Contrary to popular opinion, Special Relativity is not a more specialized, more involved part of General Relativity. It is the easier of the two Relativity theories, involving only thought experiments and Linear Algebra. However, despite having been exposed to ideas from this theory right from school, and also taking an advanced course (and doing well) in it, I have always felt that I don’t really understand this theory. And many people I know in grad school, those who have taken this and more advanced courses, feel the same way.

Reason for not really knowing what’s going on: Time dilation is explained by light clocks. But that’s just one kind of clock!! What if we had a different kind of clock? Would it still show that time is slowing down in a moving frame? These and other misunderstood thought experiments give one the impression that only our perception of time and length are changing. Time and length aren’t really changing. And this is despite accepting easily the two postulates of Special Relativity: that the speed of light is same in all frames, and that the laws of Physics are valid in all inertial frames.

The motivation of this article is that we need better thought experiments to understand Special Relativity. And the author, recently fueled by the brilliantly written autobiography of Einstein by Walter Isaacson, hopes to do just the same.

### Length contraction

Maxwell’s laws specify the speed of light, and their formulation suggests that it should be the same in all inertial frames. Now imagine that you’re traveling in a train, and you have a $1$ ft wide window. A window that is 1 ft while stationary, will appear to be $1$ ft long when it is moving, if you’re moving with it. Hence, lengths don’t change while you’re in the same frame. Now if you’re observing from the platform, the light will travel across the window in time $t$. Similarly, if you’re inside the train, light will travel across the window in time $t$. All good. So what has changed? If I stand on the platform and observe the moving train, I can see that the relative velocity of the train and the light beam is low. Hence, if the window becomes shorter in the direction of motion of the light beam, all will be well. Hence, the window remains 1 ft in the frame of the moving train. But it shortens in the frame of reference of the platform.

Does this mean that there is no absolute length? There is! It is the length measured in the frame of reference of the window.

### Time dilation

Now we’ll have to move perpendicular to the motion of the train. We all know the famous time clock, in which a light beam bounces off mirrors that are placed parallel to the motion of the train.

Here’s what you need to remember: when the light beam hits the mirror, you see it, the person sitting inside the train sees it, everyone sees it at the same moment. Alright. Here we go.

The light travels a longer distance, if you’re observing from the platform. Hence, as the speed of light is the same in both frames, the person standing on the platform should see the light beam reflecting from the top mirror and arriving at the bottom mirror in $t$ seconds, while the person sitting inside the train should see the light beam arriving at the bottom mirror in, say, $t'$ seconds. Clearly, $t>t'$. However, they both see the light arrive at the bottom mirror at the same moment. There can be no discrepancy about this. It is almost like $t'$ expanded, although remaining of the same magnitude, and became equal to $t$. This is what is called time dilation. For the person standing on the platform, if they were to look inside the train, they would imagine the world moving at a slower rate. Just imagine a slow motion movie running inside the train.
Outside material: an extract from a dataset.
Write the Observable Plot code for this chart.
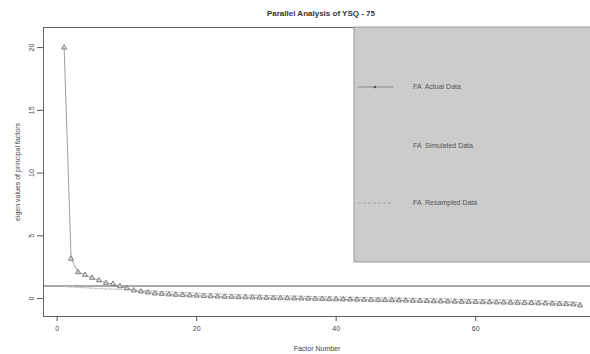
<!DOCTYPE html>
<html><head><meta charset="utf-8">
<script src="https://cdn.jsdelivr.net/npm/d3@7"></script>
<script src="https://cdn.jsdelivr.net/npm/@observablehq/plot@0.6"></script>
<style>body{margin:0;background:#fff;} svg{display:block;}</style>
</head><body><div id="chart"></div>
<script>
const title = "Parallel Analysis of YSQ - 75";
const xLabel = "Factor Number";
const yLabel = "eigen values of principal factors";
const xTicks = [0, 20, 40, 60];
const yTicks = [0, 5, 10, 15, 20];
const legendLabels = ["FA  Actual Data", "FA  Simulated Data", "FA  Resampled Data"];
const actual = [20.0,3.17,2.10,1.89,1.65,1.44,1.25,1.17,0.98,0.82,
0.64,0.56,0.48,0.40,0.37,0.33,0.30,0.28,0.25,0.23,
0.20,0.18,0.16,0.14,0.13,0.11,0.10,0.08,0.07,0.05,
0.04,0.03,0.02,0.01,0.0,-0.01,-0.02,-0.03,-0.05,-0.06,
-0.07,-0.08,-0.09,-0.10,-0.11,-0.12,-0.13,-0.14,-0.15,-0.16,
-0.18,-0.19,-0.20,-0.22,-0.23,-0.24,-0.25,-0.26,-0.27,-0.28,
-0.29,-0.30,-0.31,-0.32,-0.33,-0.34,-0.35,-0.36,-0.38,-0.39,
-0.41,-0.43,-0.45,-0.47,-0.55];
const simulated = [0.98,0.94,0.91,0.88,0.85,0.82,0.80,0.78,0.75,0.73,
0.70,0.67,0.64,0.61,0.58,0.55,0.52,0.49,0.46,0.44,
0.42,0.40,0.38,0.36,0.34,0.32,0.30,0.29,0.27,0.26,
0.24,0.23,0.21,0.20,0.19,0.17,0.16,0.15,0.14,0.13,
0.12,0.11,0.10,0.09,0.08,0.07,0.06,0.05,0.04,0.03,
0.02,0.01,0.00,-0.01,-0.02,-0.03,-0.04,-0.05,-0.06,-0.07,
-0.08,-0.09,-0.10,-0.11,-0.12,-0.13,-0.14,-0.16,-0.17,-0.19,
-0.21,-0.23,-0.25,-0.28,-0.32];
const resampled = [0.95,0.91,0.88,0.85,0.82,0.79,0.76,0.74,0.72,0.70,
0.67,0.64,0.61,0.58,0.55,0.52,0.49,0.47,0.45,0.42,
0.40,0.38,0.36,0.34,0.32,0.30,0.29,0.27,0.26,0.24,
0.23,0.21,0.20,0.19,0.17,0.16,0.15,0.14,0.13,0.12,
0.11,0.10,0.09,0.08,0.07,0.06,0.05,0.04,0.03,0.02,
0.01,0.00,-0.01,-0.02,-0.03,-0.04,-0.05,-0.06,-0.07,-0.08,
-0.09,-0.10,-0.11,-0.12,-0.13,-0.14,-0.15,-0.17,-0.18,-0.20,
-0.22,-0.24,-0.27,-0.30,-0.34];
const kaiser = [1];

const rows = actual.map((v, i) => ({f: i + 1, actual: v, sim: simulated[i], res: resampled[i]}));

const plot = Plot.plot({
  width: 590, height: 354,
  marginLeft: 43, marginRight: 0, marginTop: 27, marginBottom: 38,
  x: {domain: [-1.96, 76.47]},
  y: {domain: [-1.43, 21.6]},
  style: {fontFamily: "'Liberation Sans', Arial, sans-serif", fontSize: "7px", color: "#444", background: "#fff"},
  marks: [
    Plot.frame({anchor: "left", stroke: "#666"}),
    Plot.frame({anchor: "top", stroke: "#666"}),
    Plot.frame({anchor: "bottom", stroke: "#666"}),
    Plot.axisX({ticks: xTicks, tickSize: 5, tickPadding: 5, stroke: "#555", fill: "#444",
      label: xLabel, labelAnchor: "center", labelArrow: "none", labelOffset: 34}),
    Plot.axisY({ticks: yTicks, tickSize: 6, tickPadding: 4, tickRotate: -90, stroke: "#555", fill: "#444",
      label: yLabel, labelAnchor: "center", labelArrow: "none", labelOffset: 28}),
    Plot.ruleY(kaiser, {stroke: "#555", strokeWidth: 1}),
    Plot.line(rows, {x: "f", y: "sim", stroke: "#c4c4c4", strokeWidth: 0.8, strokeDasharray: "1,2"}),
    Plot.line(rows, {x: "f", y: "res", stroke: "#b4b4b4", strokeWidth: 0.8, strokeDasharray: "3,2"}),
    Plot.line(rows, {x: "f", y: "actual", stroke: "#888", strokeWidth: 0.8}),
    Plot.dot(rows, {x: "f", y: "actual", symbol: "triangle", r: 1.9, stroke: "#6a6a6a", fill: "#d8d8d8", strokeWidth: 0.8}),
    Plot.text([title], {frameAnchor: "top", dy: -17, dx: 4, fontWeight: "bold", fontSize: 8, fill: "#333"})
  ]
});
document.getElementById("chart").appendChild(plot);

// legend (R-style box, top right)
const svg = d3.select(plot);
const lg = svg.append("g").attr("text-anchor", "start");
lg.append("rect").attr("x", 354).attr("y", 27).attr("width", 250).attr("height", 235)
  .attr("fill", "#cccccc").attr("stroke", "#999").attr("stroke-width", 1);
const ly = [87, 146, 203];
const dash = [null, "1,2", "3,2"];
const lc = ["#777", "#bbb", "#999"];
legendLabels.forEach((t, i) => {
  lg.append("line").attr("x1", 358).attr("x2", 393).attr("y1", ly[i]).attr("y2", ly[i])
    .attr("stroke", lc[i]).attr("stroke-width", 0.8).attr("stroke-dasharray", dash[i]);
  lg.append("text").attr("x", 413).attr("y", ly[i]).attr("dy", "0.35em").attr("text-anchor", "start")
    .attr("font-size", 7).attr("fill", "#555").text(t);
});
lg.append("circle").attr("cx", 375).attr("cy", ly[0]).attr("r", 1.3).attr("fill", "#555");
</script></body></html>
But has time really expanded? Have lengths really contracted? No! For the observer sitting in the train, the same length contractions and time time dilations will happen for phenomena on the platform. Basically there are two kinds of length- the length observed from the frame of the object, and the length observed from a moving frame. And the length observed from the moving frame is always shorter. The same can be said about time dilation.